Transport for Greater Manchester has a matrix on how many passengers a station must have to justify having two trains an hour. Over the past three years, the average number of passengers at Eccles station was 139,583. On TFGM’s analysis, if there are between 50,000 and 500,000 trips a year, the station is entitled to two trains an hour. The lower limit is 50,000, but we are at 140,000, so we more than meet that criterion.

TFGM said that, because Eccles station is an interchange with both Metrolink and bus services, it could justify a three-trains-an-hour, or even a four-trains-an-hour, service. It says that it has conveyed that view a number of times in its reports to the train operators, and it has met Freccles on a number of occasions.

We have been told time and again that the matter will be addressed in the new franchises that are being considered for train services in Greater Manchester and the north-west.

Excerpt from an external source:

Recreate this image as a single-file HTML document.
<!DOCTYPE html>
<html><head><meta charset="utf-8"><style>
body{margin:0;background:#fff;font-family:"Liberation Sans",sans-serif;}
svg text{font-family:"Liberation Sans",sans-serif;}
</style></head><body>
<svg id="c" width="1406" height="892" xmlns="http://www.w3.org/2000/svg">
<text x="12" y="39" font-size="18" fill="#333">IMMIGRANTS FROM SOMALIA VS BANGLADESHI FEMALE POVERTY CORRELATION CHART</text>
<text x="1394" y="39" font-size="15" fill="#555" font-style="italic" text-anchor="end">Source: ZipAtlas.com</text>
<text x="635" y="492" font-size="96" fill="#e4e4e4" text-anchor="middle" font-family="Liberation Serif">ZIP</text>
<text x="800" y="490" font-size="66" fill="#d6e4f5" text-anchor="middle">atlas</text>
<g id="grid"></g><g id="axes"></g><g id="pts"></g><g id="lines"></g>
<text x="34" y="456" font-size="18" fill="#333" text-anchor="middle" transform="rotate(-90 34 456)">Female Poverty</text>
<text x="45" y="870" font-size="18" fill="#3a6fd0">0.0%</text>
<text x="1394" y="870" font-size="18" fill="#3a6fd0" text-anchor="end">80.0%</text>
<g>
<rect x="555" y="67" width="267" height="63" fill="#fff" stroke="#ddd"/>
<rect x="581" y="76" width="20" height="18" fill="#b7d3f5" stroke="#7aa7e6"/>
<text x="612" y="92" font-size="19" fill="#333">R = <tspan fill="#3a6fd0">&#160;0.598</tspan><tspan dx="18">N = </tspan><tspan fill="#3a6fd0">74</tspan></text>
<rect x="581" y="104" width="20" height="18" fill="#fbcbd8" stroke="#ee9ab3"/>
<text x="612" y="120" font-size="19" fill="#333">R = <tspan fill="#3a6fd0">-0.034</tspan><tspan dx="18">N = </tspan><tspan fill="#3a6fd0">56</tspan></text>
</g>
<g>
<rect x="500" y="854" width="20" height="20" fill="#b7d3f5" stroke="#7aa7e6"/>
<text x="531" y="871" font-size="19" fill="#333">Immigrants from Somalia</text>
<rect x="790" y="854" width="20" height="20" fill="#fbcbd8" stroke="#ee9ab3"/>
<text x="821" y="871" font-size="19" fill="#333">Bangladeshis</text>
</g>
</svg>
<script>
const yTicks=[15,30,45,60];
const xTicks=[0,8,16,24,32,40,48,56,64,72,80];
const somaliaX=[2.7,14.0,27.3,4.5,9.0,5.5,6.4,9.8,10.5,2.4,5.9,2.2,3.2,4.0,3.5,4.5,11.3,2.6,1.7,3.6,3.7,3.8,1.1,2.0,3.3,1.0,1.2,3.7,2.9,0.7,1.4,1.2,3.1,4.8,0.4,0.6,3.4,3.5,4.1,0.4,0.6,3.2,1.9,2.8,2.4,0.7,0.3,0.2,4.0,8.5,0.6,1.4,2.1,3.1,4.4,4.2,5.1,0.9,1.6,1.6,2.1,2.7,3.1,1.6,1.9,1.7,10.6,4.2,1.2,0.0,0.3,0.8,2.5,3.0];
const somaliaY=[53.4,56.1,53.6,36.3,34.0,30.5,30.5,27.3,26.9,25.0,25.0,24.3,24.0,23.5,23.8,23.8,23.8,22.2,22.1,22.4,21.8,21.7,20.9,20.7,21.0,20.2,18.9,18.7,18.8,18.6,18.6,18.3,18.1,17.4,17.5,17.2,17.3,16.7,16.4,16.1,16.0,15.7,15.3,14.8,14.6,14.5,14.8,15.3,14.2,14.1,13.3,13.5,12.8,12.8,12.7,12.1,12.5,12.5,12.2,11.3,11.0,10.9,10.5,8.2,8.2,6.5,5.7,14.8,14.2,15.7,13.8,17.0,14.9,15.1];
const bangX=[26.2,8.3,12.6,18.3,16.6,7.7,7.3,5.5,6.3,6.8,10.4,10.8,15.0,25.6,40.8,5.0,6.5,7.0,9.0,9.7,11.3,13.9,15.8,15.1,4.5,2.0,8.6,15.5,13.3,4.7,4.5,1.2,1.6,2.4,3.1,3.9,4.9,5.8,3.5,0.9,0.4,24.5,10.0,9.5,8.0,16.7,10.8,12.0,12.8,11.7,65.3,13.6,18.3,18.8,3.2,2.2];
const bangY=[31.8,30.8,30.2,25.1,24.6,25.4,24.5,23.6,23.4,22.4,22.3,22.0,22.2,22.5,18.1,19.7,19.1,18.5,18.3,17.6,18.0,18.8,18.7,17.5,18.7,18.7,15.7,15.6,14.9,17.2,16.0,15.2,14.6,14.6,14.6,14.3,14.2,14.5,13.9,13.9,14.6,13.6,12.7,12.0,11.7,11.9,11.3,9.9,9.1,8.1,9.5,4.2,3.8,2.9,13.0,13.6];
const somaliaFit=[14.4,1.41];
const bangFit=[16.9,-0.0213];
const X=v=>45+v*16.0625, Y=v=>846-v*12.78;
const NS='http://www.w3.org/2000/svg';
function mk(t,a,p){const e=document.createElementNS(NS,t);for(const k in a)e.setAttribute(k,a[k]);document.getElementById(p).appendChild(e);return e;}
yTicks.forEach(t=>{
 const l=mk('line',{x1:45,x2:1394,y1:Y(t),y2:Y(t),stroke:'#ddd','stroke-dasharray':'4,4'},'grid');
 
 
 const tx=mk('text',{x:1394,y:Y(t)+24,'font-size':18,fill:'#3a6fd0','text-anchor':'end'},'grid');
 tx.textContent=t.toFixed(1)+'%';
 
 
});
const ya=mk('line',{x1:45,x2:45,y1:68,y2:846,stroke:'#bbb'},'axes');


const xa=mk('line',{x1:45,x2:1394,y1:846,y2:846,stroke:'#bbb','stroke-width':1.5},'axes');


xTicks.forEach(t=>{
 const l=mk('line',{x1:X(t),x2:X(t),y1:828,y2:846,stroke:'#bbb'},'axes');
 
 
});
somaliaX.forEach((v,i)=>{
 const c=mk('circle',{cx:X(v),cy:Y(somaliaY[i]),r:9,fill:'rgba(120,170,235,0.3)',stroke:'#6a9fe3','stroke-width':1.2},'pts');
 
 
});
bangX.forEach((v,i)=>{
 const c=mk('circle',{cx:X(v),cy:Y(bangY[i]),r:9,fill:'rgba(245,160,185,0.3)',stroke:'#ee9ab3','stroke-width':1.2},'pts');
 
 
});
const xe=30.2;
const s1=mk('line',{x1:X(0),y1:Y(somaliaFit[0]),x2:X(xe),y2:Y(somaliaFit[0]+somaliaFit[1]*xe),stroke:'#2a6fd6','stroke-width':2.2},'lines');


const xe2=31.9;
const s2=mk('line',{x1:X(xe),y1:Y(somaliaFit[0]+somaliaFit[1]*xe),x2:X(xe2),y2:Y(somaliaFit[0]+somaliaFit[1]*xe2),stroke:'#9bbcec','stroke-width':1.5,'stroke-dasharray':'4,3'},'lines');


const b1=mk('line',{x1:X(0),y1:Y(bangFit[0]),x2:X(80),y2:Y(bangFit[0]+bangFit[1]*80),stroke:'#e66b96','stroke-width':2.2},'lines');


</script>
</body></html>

We were hopeful that, when the line was electrified, journey times would be considerably shortened, enabling us to overcome the difficulties that Northern Rail set out—the tight time scales of trains passing one another, and there not being the minutes available in the timetable to do essential maintenance, or to manoeuvre rolling off to another siding before the train came back on. When we got electrification, we thought, “Well, at least this is a chance to achieve our aspirations.” However, we still do not have an agreement that we can have two trains an hour. The reason why I have secured this debate is that I am beginning to worry that the time scale is going on and on, and it is unacceptable.

We have now been told that a direct franchise for 22 months has been awarded, which runs from April 2014 to February 2016, after which there will be a completely new franchise. As I understand it, in that new franchise—I want the Minister to address this—there is a possibility to have more flexible commissioning in addition to the basic service. There is therefore a possibility in that new franchise to commission for two trains an hour to stop at Eccles station.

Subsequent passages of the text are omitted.